16 Things That Can Probably Rescue You From Unwanted Arranged Marriage Meetings

    Dodging rishtas can be easy peasy, y'all.

    Sometimes you can't simply say "NO" to arranged marriage prospects because of family members who are ready to whoop your ass if you dare challenge their authority. Here are some sneaky tips to save your skin, if a life-long commitment with a stranger is not high on your list of priorities.

    1. During your first meeting, make sure to eat everything in front of you and when questioned why, talk about how you're practicing for pregnancy.

    2. Or just don't eat anything at all and speak about how eating any kind of food is basically murder.

    3. Tell them how you don't really care about relationships and marriage because "Meri dulhan toh azadi hai."

    4. Or you can discuss your lack of interest in human pursuits, such as getting a job, because relaxing IS your full-time job.

    5. Condescendingly talk about how virginity is so old-fashioned but you'll settle for vanilla sex because it seems like that's all sanskari people are capable of anyway.

    6. Or tell them you firmly believe in abstaining from sex if the guy/gal appears to be a classic hoe.

    7. OR sincerely talk about how you don't identify at all with traditional sexual labels.

    8. Tell them you wish to have two children — both daughters — just so that you can name them "Siri" and "Alexa".

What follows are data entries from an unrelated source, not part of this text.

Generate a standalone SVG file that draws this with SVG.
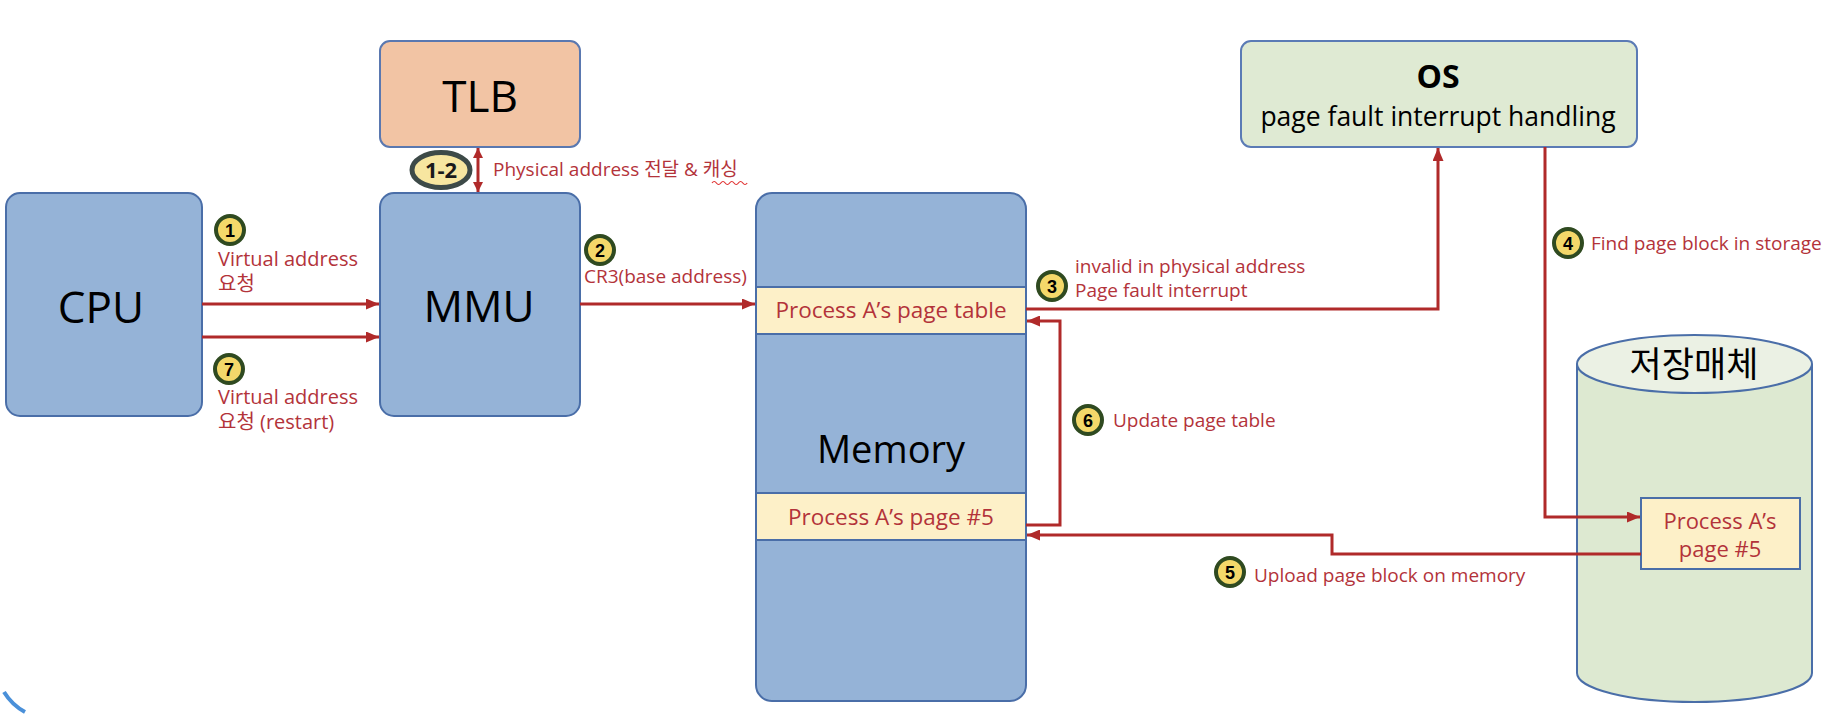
<svg xmlns="http://www.w3.org/2000/svg" width="1838" height="719" viewBox="0 0 1838 719">
<defs>
<style>
text{font-family:"Open Sans","Noto Sans CJK KR",sans-serif}
.box{fill:#95b3d7;stroke:#4a6ea8;stroke-width:2}
.band{fill:#fdf0c8;stroke:#4a6ea8;stroke-width:2}
.big{font-size:44px;fill:#000;text-anchor:middle}
.lbl{font-size:19px;fill:#b3333a}
.lblc{font-size:20px;fill:#b3333a}
.btxt{font-size:22.5px;fill:#b3333a;text-anchor:middle}
.badge{fill:#f4d86a;stroke:#2f4a20;stroke-width:4}
.bnum{font-family:"Liberation Sans",sans-serif;font-size:18px;font-weight:bold;fill:#000;text-anchor:middle}
.conn{fill:none;stroke:#b02a2a;stroke-width:3}
</style>
<marker id="ah" markerUnits="userSpaceOnUse" markerWidth="13" markerHeight="11" refX="13" refY="5.5" orient="auto"><path d="M0,0 L13,5.5 L0,11 z" fill="#b02a2a"/></marker>
<marker id="ahs" markerUnits="userSpaceOnUse" markerWidth="10" markerHeight="10" refX="10" refY="5" orient="auto-start-reverse"><path d="M0,0 L10,5 L0,10 z" fill="#b02a2a"/></marker>
</defs>
<rect width="1838" height="719" fill="#fff"/>

<g id="tlb">
<rect x="380" y="41" width="200" height="106" rx="10" fill="#f2c4a4" stroke="#5a78b0" stroke-width="2"/>
<text class="big" x="480" y="112">TLB</text>
</g>

<g id="cpu">
<rect class="box" x="6" y="193" width="196" height="223" rx="14"/>
<text class="big" x="101" y="323">CPU</text>
</g>

<g id="mmu">
<rect class="box" x="380" y="193" width="200" height="223" rx="14"/>
<text class="big" x="479" y="322">MMU</text>
</g>

<g id="memory">
<rect class="box" x="756" y="193" width="270" height="508" rx="16"/>
<rect class="band" x="756" y="287" width="270" height="47"/>
<text class="btxt" x="891" y="318">Process A’s page table</text>
<rect class="band" x="756" y="493" width="270" height="47"/>
<text class="btxt" x="891" y="525">Process A’s page #5</text>
<text x="891" y="463" font-size="38" text-anchor="middle" fill="#000">Memory</text>
</g>

<g id="os">
<rect x="1241" y="41" width="396" height="106" rx="10" fill="#dfead3" stroke="#5b7bb5" stroke-width="2"/>
<text x="1438" y="88" font-size="32" font-weight="bold" text-anchor="middle" fill="#000">OS</text>
<text x="1438" y="126" font-size="26.5" text-anchor="middle" fill="#000">page fault interrupt handling</text>
</g>

<g id="storage">
<path d="M1577,364 V673 A117.5,29 0 0 0 1812,673 V364" fill="#dde9d1" stroke="#4a6ea8" stroke-width="2"/>
<ellipse cx="1694.5" cy="364" rx="117.5" ry="29" fill="#ebf1e4" stroke="#4a6ea8" stroke-width="2"/>
<text x="1694" y="377" font-size="35" text-anchor="middle" fill="#000">저장매체</text>
<rect x="1641" y="498" width="159" height="71" fill="#fdf0c8" stroke="#4a6ea8" stroke-width="2"/>
<text x="1720" y="529" font-size="22" text-anchor="middle" fill="#b3333a">Process A’s</text>
<text x="1720" y="557" font-size="22" text-anchor="middle" fill="#b3333a">page #5</text>
</g>

<g id="label-1">
<circle class="badge" cx="230" cy="230" r="14"/>
<text class="bnum" x="230" y="236.5">1</text>
<text class="lblc" x="218" y="266">Virtual address</text>
<text class="lblc" x="218" y="291">요청</text>
</g>

<g id="label-7">
<circle class="badge" cx="229" cy="369" r="14"/>
<text class="bnum" x="229" y="375.5">7</text>
<text class="lblc" x="218" y="404">Virtual address</text>
<text class="lblc" x="218" y="429">요청 (restart)</text>
</g>

<g id="label-1-2">
<ellipse cx="441" cy="170" rx="29" ry="17.5" fill="#f7e6a0" stroke="#3d4a48" stroke-width="5"/>
<text x="441" y="178" font-family="Liberation Sans,sans-serif" font-size="22" font-weight="bold" text-anchor="middle" fill="#1a1a1a">1-2</text>
<text class="lbl" x="493" y="176">Physical address 전달 &amp; 캐싱</text>
<path d="M712,183 q2.2,-3 4.4,0 t4.4,0 t4.4,0 t4.4,0 t4.4,0 t4.4,0 t4.4,0 t4.4,0" fill="none" stroke="#e03030" stroke-width="1.2"/>
</g>

<g id="label-2">
<circle class="badge" cx="600" cy="250" r="14"/>
<text class="bnum" x="600" y="256.5">2</text>
<text class="lbl" x="584" y="283">CR3(base address)</text>
</g>

<g id="label-3">
<circle class="badge" cx="1052" cy="286" r="14"/>
<text class="bnum" x="1052" y="292.5">3</text>
<text class="lbl" x="1075" y="273">invalid in physical address</text>
<text class="lbl" x="1075" y="297">Page fault interrupt</text>
</g>

<g id="label-4">
<circle class="badge" cx="1568" cy="243" r="14"/>
<text class="bnum" x="1568" y="249.5">4</text>
<text class="lbl" x="1591" y="250">Find page block in storage</text>
</g>

<g id="label-5">
<circle class="badge" cx="1230" cy="572" r="14"/>
<text class="bnum" x="1230" y="578.5">5</text>
<text class="lbl" x="1254" y="582">Upload page block on memory</text>
</g>

<g id="label-6">
<circle class="badge" cx="1088" cy="420" r="14"/>
<text class="bnum" x="1088" y="426.5">6</text>
<text class="lbl" x="1113" y="427">Update page table</text>
</g>

<path d="M4,692 Q12,705 25,712" fill="none" stroke="#4a90d9" stroke-width="4"/>

<g id="connectors">
<path class="conn" d="M202,304 H379" marker-end="url(#ah)"/>
<path class="conn" d="M202,337 H379" marker-end="url(#ah)"/>
<path class="conn" d="M580,304 H755" marker-end="url(#ah)"/>
<path class="conn" d="M1026,309 H1438 V148" marker-end="url(#ah)"/>
<path class="conn" d="M1545,147 V517 H1640" marker-end="url(#ah)"/>
<path class="conn" d="M1641,554 H1332 V535 H1027" marker-end="url(#ah)"/>
<path class="conn" d="M1026,525 H1060 V321 H1027" marker-end="url(#ah)"/>
<path class="conn" d="M478,148 V192" marker-start="url(#ahs)" marker-end="url(#ahs)"/>
</g>
</svg>
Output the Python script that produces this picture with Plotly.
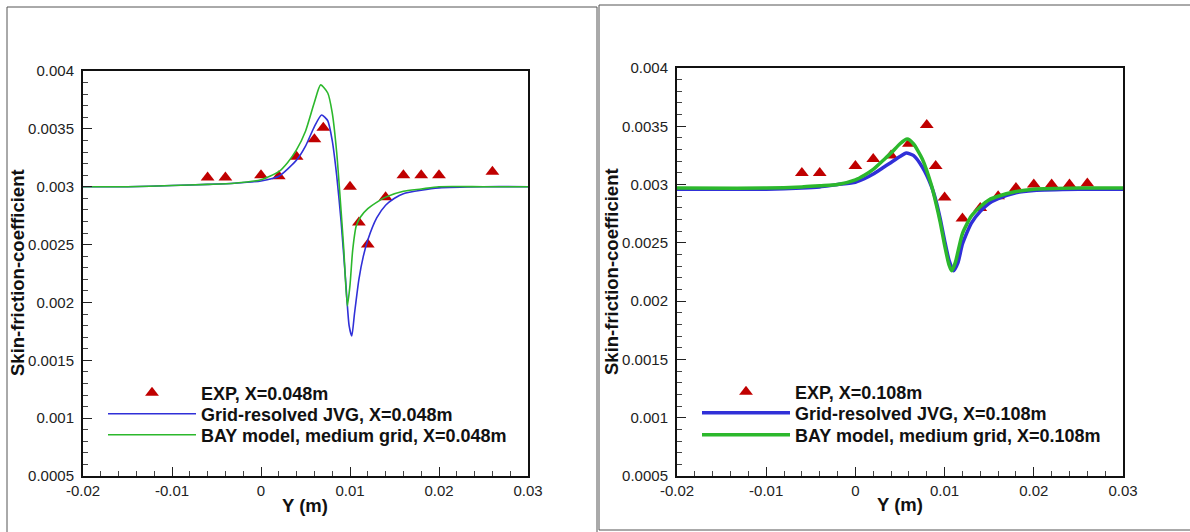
import plotly.graph_objects as go

FONT = "Liberation Sans, Arial, sans-serif"
W, H = 1190, 532

# ---- left panel, X=0.048m ----
exp1_y = [-0.006, -0.004, 0.0, 0.002, 0.004, 0.006, 0.007, 0.010, 0.011, 0.012,
          0.014, 0.016, 0.018, 0.020, 0.026]
exp1_cf = [0.00308, 0.00308, 0.00310, 0.00309, 0.00326, 0.00341, 0.00351, 0.00300,
           0.00269, 0.00250, 0.00291, 0.00310, 0.00310, 0.00310, 0.00313]

jvg1_y = [-0.02, -0.015, -0.01, -0.006, -0.003, 0.0, 0.002, 0.004, 0.005, 0.006,
          0.0068, 0.0075, 0.008, 0.0085, 0.009, 0.0095, 0.0099, 0.0102, 0.0105,
          0.011, 0.0115, 0.012, 0.013, 0.014, 0.015, 0.016, 0.018, 0.02, 0.025, 0.03]
jvg1_cf = [0.00300, 0.00300, 0.00301, 0.00302, 0.00303, 0.00305, 0.00309, 0.00323,
           0.00335, 0.00352, 0.00362, 0.00357, 0.00340, 0.00310, 0.00270, 0.00220,
           0.00180, 0.00171, 0.00190, 0.00220, 0.00240, 0.00254, 0.00273, 0.00284,
           0.00290, 0.00294, 0.00297, 0.00299, 0.00300, 0.00300]

bay1_y = [-0.02, -0.015, -0.01, -0.006, -0.003, 0.0, 0.002, 0.003, 0.004, 0.005,
          0.006, 0.0067, 0.0075, 0.008, 0.0085, 0.009, 0.0093, 0.0097, 0.0100,
          0.0103, 0.0107, 0.0112, 0.012, 0.0133, 0.014, 0.016, 0.018, 0.02, 0.025, 0.03]
bay1_cf = [0.00300, 0.00300, 0.00301, 0.00302, 0.00303, 0.00306, 0.00313, 0.00321,
           0.00332, 0.00348, 0.00373, 0.00388, 0.00381, 0.00364, 0.00330, 0.00279,
           0.00246, 0.00197, 0.00215, 0.00245, 0.00266, 0.00274, 0.00281, 0.00288,
           0.00291, 0.00296, 0.00298, 0.00300, 0.00300, 0.00300]

# ---- right panel, X=0.108m ----
exp2_y = [-0.006, -0.004, 0.0, 0.002, 0.004, 0.006, 0.008, 0.009, 0.010, 0.012,
          0.014, 0.016, 0.018, 0.020, 0.022, 0.024, 0.026]
exp2_cf = [0.00310, 0.00310, 0.00316, 0.00322, 0.00325, 0.00335, 0.00351, 0.00316,
           0.00289, 0.00271, 0.00280, 0.00290, 0.00297, 0.00300, 0.00300, 0.00300,
           0.00301]

jvg2_y = [-0.02, -0.01, -0.006, -0.004, -0.002, 0.0, 0.001, 0.002, 0.003, 0.004,
          0.005, 0.0057, 0.0065, 0.0075, 0.0085, 0.009, 0.0095, 0.010, 0.0105,
          0.011, 0.0115, 0.012, 0.013, 0.014, 0.015, 0.016, 0.018, 0.02, 0.025, 0.03]
jvg2_cf = [0.00296, 0.00296, 0.00297, 0.00298, 0.00300, 0.00302, 0.00305, 0.00309,
           0.00314, 0.00319, 0.00324, 0.00327, 0.00325, 0.00315, 0.00299, 0.00287,
           0.00271, 0.00252, 0.00235, 0.00226, 0.00233, 0.00249, 0.00267, 0.00277,
           0.00284, 0.00288, 0.00293, 0.00295, 0.00296, 0.00296]

bay2_y = [-0.02, -0.01, -0.006, -0.004, -0.002, 0.0, 0.001, 0.002, 0.003, 0.004,
          0.005, 0.0058, 0.0065, 0.0075, 0.0085, 0.009, 0.0095, 0.010, 0.0105,
          0.0108, 0.0112, 0.012, 0.013, 0.014, 0.015, 0.016, 0.018, 0.02, 0.025, 0.03]
bay2_cf = [0.00297, 0.00297, 0.00298, 0.00299, 0.00300, 0.00304, 0.00308, 0.00313,
           0.00320, 0.00327, 0.00335, 0.00339, 0.00335, 0.00322, 0.00300, 0.00285,
           0.00268, 0.00248, 0.00231, 0.00226, 0.00233, 0.00258, 0.00273, 0.00281,
           0.00287, 0.00290, 0.00294, 0.00296, 0.00297, 0.00297]

x_ticks = [-0.02, -0.01, 0.0, 0.01, 0.02, 0.03]
x_labels = ["-0.02", "-0.01", "0", "0.01", "0.02", "0.03"]
y_ticks = [0.0005, 0.001, 0.0015, 0.002, 0.0025, 0.003, 0.0035, 0.004]
y_labels = ["0.0005", "0.001", "0.0015", "0.002", "0.0025", "0.003", "0.0035", "0.004"]

RED = "#c00000"
BLUE = "#3030d8"
GREEN = "#2cb82c"


def px(x):
    return x / W


def py(y):
    return 1 - y / H


fig = go.Figure()

# left
fig.add_trace(go.Scatter(x=exp1_y, y=exp1_cf, mode="markers", name="EXP, X=0.048m",
                         marker=dict(symbol="triangle-up", size=12, color=RED),
                         xaxis="x", yaxis="y", legend="legend"))
fig.add_trace(go.Scatter(x=jvg1_y, y=jvg1_cf, mode="lines", name="Grid-resolved JVG, X=0.048m",
                         line=dict(color=BLUE, width=1.6, shape="spline", smoothing=0.6),
                         xaxis="x", yaxis="y", legend="legend2"))
fig.add_trace(go.Scatter(x=bay1_y, y=bay1_cf, mode="lines", name="BAY model, medium grid, X=0.048m",
                         line=dict(color=GREEN, width=1.6, shape="spline", smoothing=0.6),
                         xaxis="x", yaxis="y", legend="legend3"))

# right
fig.add_trace(go.Scatter(x=exp2_y, y=exp2_cf, mode="markers", name="EXP, X=0.108m",
                         marker=dict(symbol="triangle-up", size=12, color=RED),
                         xaxis="x2", yaxis="y2", legend="legend4"))
fig.add_trace(go.Scatter(x=jvg2_y, y=jvg2_cf, mode="lines", name="Grid-resolved JVG, X=0.108m",
                         line=dict(color=BLUE, width=3.5, shape="spline", smoothing=0.6),
                         xaxis="x2", yaxis="y2", legend="legend5"))
fig.add_trace(go.Scatter(x=bay2_y, y=bay2_cf, mode="lines", name="BAY model, medium grid, X=0.108m",
                         line=dict(color=GREEN, width=3.5, shape="spline", smoothing=0.6),
                         xaxis="x2", yaxis="y2", legend="legend6"))

tickfont = dict(family=FONT, size=15, color="#222")


def xaxis(domain, anchor):
    return dict(domain=domain, anchor=anchor, range=[-0.02, 0.03], automargin=False,
                tickmode="array", tickvals=x_ticks, ticktext=x_labels,
                ticks="inside", ticklen=9, tickwidth=1.2, tickcolor="#222",
                minor=dict(tickmode="linear", tick0=-0.02, dtick=0.002,
                           ticks="inside", ticklen=5, tickwidth=1, tickcolor="#444"),
                showline=True, linewidth=2, linecolor="#111", mirror=True,
                showgrid=False, zeroline=False, tickfont=tickfont)


def yaxis(domain, anchor):
    return dict(domain=domain, anchor=anchor, range=[0.0005, 0.004], automargin=False,
                tickmode="array", tickvals=y_ticks, ticktext=y_labels,
                ticks="inside", ticklen=9, tickwidth=1.2, tickcolor="#222",
                ticklabelstandoff=4,
                minor=dict(tickmode="linear", tick0=0.0005, dtick=0.0001,
                           ticks="inside", ticklen=5, tickwidth=1, tickcolor="#444"),
                showline=True, linewidth=2, linecolor="#111", mirror=True,
                showgrid=False, zeroline=False, tickfont=tickfont)


legfont = dict(family=FONT, size=18, color="#111", weight="bold")


def leg(x, y):
    return dict(x=px(x), y=py(y), xanchor="left", yanchor="middle",
                bgcolor="rgba(0,0,0,0)", font=legfont, itemwidth=88)


title_font = dict(family=FONT, size=18.5, color="#111")

fig.update_layout(
    width=W, height=H,
    margin=dict(l=0, r=0, t=0, b=0, pad=0, autoexpand=False),
    paper_bgcolor="white", plot_bgcolor="white",
    showlegend=True,
    xaxis=xaxis([px(83), px(528)], "y"),
    yaxis=yaxis([py(476), py(71)], "x"),
    xaxis2=xaxis([px(677), px(1123)], "y2"),
    yaxis2=yaxis([py(476), py(68)], "x2"),
    legend=leg(103, 393),
    legend2=leg(103, 414),
    legend3=leg(103, 435),
    legend4=leg(697, 392),
    legend5=leg(697, 413),
    legend6=leg(697, 435),
    shapes=[
        dict(type="rect", xref="paper", yref="paper", x0=px(7), x1=px(597),
             y0=-0.05, y1=py(7), line=dict(color="#555", width=1), layer="below"),
        dict(type="rect", xref="paper", yref="paper", x0=px(599), x1=1.05,
             y0=py(530), y1=py(5), line=dict(color="#555", width=1), layer="below"),
    ],
    annotations=[
        dict(text="<b>Skin-friction-coefficient</b>", x=px(17), y=py(273), xref="paper", yref="paper",
             xanchor="center", yanchor="middle", textangle=-90, showarrow=False, font=title_font),
        dict(text="<b>Skin-friction-coefficient</b>", x=px(611), y=py(272), xref="paper", yref="paper",
             xanchor="center", yanchor="middle", textangle=-90, showarrow=False, font=title_font),
        dict(text="<b>Y (m)</b>", x=px(305), y=py(505), xref="paper", yref="paper",
             xanchor="center", yanchor="middle", showarrow=False, font=title_font),
        dict(text="<b>Y (m)</b>", x=px(900), y=py(504), xref="paper", yref="paper",
             xanchor="center", yanchor="middle", showarrow=False, font=title_font),
    ],
)

fig.write_html("out.html", config={"displayModeBar": False},
               post_script="document.body.style.margin = '0';")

    9. Talk about how they speak, smell, and breathe like your ex and then pretend to cry buckets.

    10. Talk about how you're an excellent cook except for the times when your friends got food poisoning — which was every time.

    11. Let them know you're a cocktail connoisseur and how you intend to move in and redecorate their living room into a full-blown nightclub.

    12. Say Tinder is the app that drains the most significant amount of battery on your phone.

    13. Pretend to zone out mid conversation and then suddenly say "Main kaun hoon? Main kahaan hoon?", with a vacant expression.

    14. Pretend to have inner monologues like the vamps of saas-bahu dramas, but keep saying them out loud.

    15. Just scream "I love you", after your first date to successfully nauseate the person.

    16. And lastly, say that your idea of a "joint family" is one that 420% believes in passing the joint.